Riset yang dikerjakan pada tahun 2005 ini layak disebut brilian karena substansinya yang sederhana disampaikan lewat judul yang rumit: Consequences of Erudite Vernacular Utilized Irrespective of Necessity: Problems with Using Long Words Needlessly.
Dalam riset itu Daniel M. Oppenheimer, Ph.D menunjukkan bahwa orang yang menggunakan kalimat-kalimat pendek dan sederhana dipandang lebih cerdas dibandingkan mereka yang mengutarakan kalimat-kalimat panjang (dan font yang terlihat rumit).
Saat meneliti, Oppenheimer mengganti kata-kata yang memiliki 8-9 huruf dengan sinonim berhuruf sedikit yang ada di dalam Microsoft Word 2000 Thesaurus. Teks yang digunakan adalah abstrak disertasi dari mahasiswa Sosiologi dan ”Meditation IV” yang ditulis Rene Descartes, filsuf Perancis abad 17. Hasilnya sama. Pemikir besar sekalipun dianggap lebih cerdas saat menulis dalam kalimat-kalimat yang lebih pendek.
Menuangkan ide kompleks dengan istilah sederhana dan atau kalimat yang lebih pendek butuh tingkat abstraksi yang tinggi. Berhasil melakukannya berpotensi membuat kita dipandang cerdas: Dibutuhkan kemampuan untuk menganalisa informasi serta mengenali pola dan relasi dari konsep-konsep yang hendak disampaikan. Ini menuntut logika dan kecerdasan linguistik yang tinggi.
Lihat saja gambar terlampir:Bagian-bagian dari pesawat ulang alik dijelaskan dengan menggunakan 1000 kata Bahasa Inggris yang paling sering digunakan orang awam. Penulisnya adalah Randall Munroe, fisikawan yang meninggalkan pekerjaanya di NASA untuk menjadi komikus.
***
Buku-buku Munroe laku keras karena ia berhasil menjelaskan sains secara sederhana. Munroe lulus dari universitas yang tak masuk ranking 1-500 dunia. Bagaimanapun, belum tentu apa yang ia lakukan bisa dikerjakan oleh profesor dari universitas yang rankingnya selalu masuk lima besar dunia.
Kesimpulannya? Tak serta-merta orang yang gemar menggunakan kata-kata sulit adalah orang yang tidak percaya diri atau orang bodoh. Ada kalanya orang yang sangat cerdas mengalami kesulitan untuk menyederhanakan bahasa. Bagi mereka, menyederhanakan kata identik dengan mengurangi atau memperkecil makna.
Menggunakan kata-kata sulit tidak haram tapi kita sebaiknya ingat bahwa kata-kata sederhana berpotensi membuat komunikasi jadi lebih baik. Posisi pengguna dan pendengar relatif akan setara karena tak ada gap bahasa yang lebar. Ini membuat situasi jadi lebih cair.

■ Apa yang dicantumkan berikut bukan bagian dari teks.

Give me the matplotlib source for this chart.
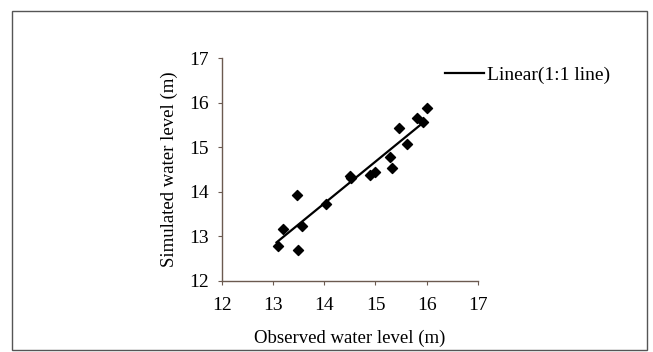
import matplotlib.pyplot as plt
from matplotlib.patches import Rectangle
from matplotlib.lines import Line2D

# observed vs simulated water levels (m)
observed = [13.10, 13.19, 13.47, 13.48, 13.56, 14.03, 14.50, 14.53, 14.90,
            14.99, 15.29, 15.33, 15.46, 15.62, 15.81, 15.92, 16.00]
simulated = [12.78, 13.16, 13.93, 12.69, 13.23, 13.72, 14.35, 14.30, 14.38,
             14.44, 14.77, 14.53, 15.42, 15.07, 15.66, 15.57, 15.87]

# fitted line end points
line_x = [13.07, 15.92]
line_y = [12.86, 15.54]

ticks = [12, 13, 14, 15, 16, 17]

plt.rcParams['font.family'] = ['Liberation Serif', 'DejaVu Serif']

fig = plt.figure(figsize=(6.53, 3.52), dpi=100)
fig.patch.set_facecolor('white')
ax = fig.add_axes([0.3395, 0.2026, 0.3925, 0.6324])

ax.scatter(observed, simulated, marker='D', s=26, color='black', zorder=3)
ax.plot(line_x, line_y, color='black', lw=1.6, zorder=2)

ax.set_xlim(12, 17)
ax.set_ylim(12, 17)
ax.set_xticks(ticks)
ax.set_yticks(ticks)
ax.tick_params(labelsize=14, direction='out', length=3, width=0.8,
               color='#6b5a50')
ax.tick_params(axis='x', pad=9)
ax.tick_params(axis='y', pad=6)
for s in ['top', 'right']:
    ax.spines[s].set_visible(False)
for s in ['left', 'bottom']:
    ax.spines[s].set_color('#6b5a50')
    ax.spines[s].set_linewidth(1.0)

ax.set_xlabel('Observed water level (m)', fontsize=13.5, labelpad=11)
ax.set_ylabel('Simulated water level (m)', fontsize=13.5, labelpad=8)

# legend
handle = Line2D([], [], color='black', lw=1.6)
fig.legend([handle], ['Linear(1:1 line)'], loc='center left',
           bbox_to_anchor=(0.655, 0.787), frameon=False, fontsize=14,
           handlelength=2.0, handletextpad=0.15)

# outer frame
fig.patches.append(Rectangle((12 / 653, 2 / 352), 635 / 653, 339 / 352,
                             transform=fig.transFigure, fill=False,
                             edgecolor='#555555', lw=1.0))

fig.savefig('out.png', dpi=100)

Menggunakan kata-kata sulit kadang tak bisa dielakkan namun menggunakannya berkali-kali saat tidak diperlukan akan membuat kita terlihat bodoh atau tidak percaya diri.
Percayalah, jika kita benar-benar tak menguasai bahan yang kita sampaikan, menggunakan kata-kata sulit bukan hanya membuat kita terlihat bodoh tapi akan membuat kita ketahuan bodoh.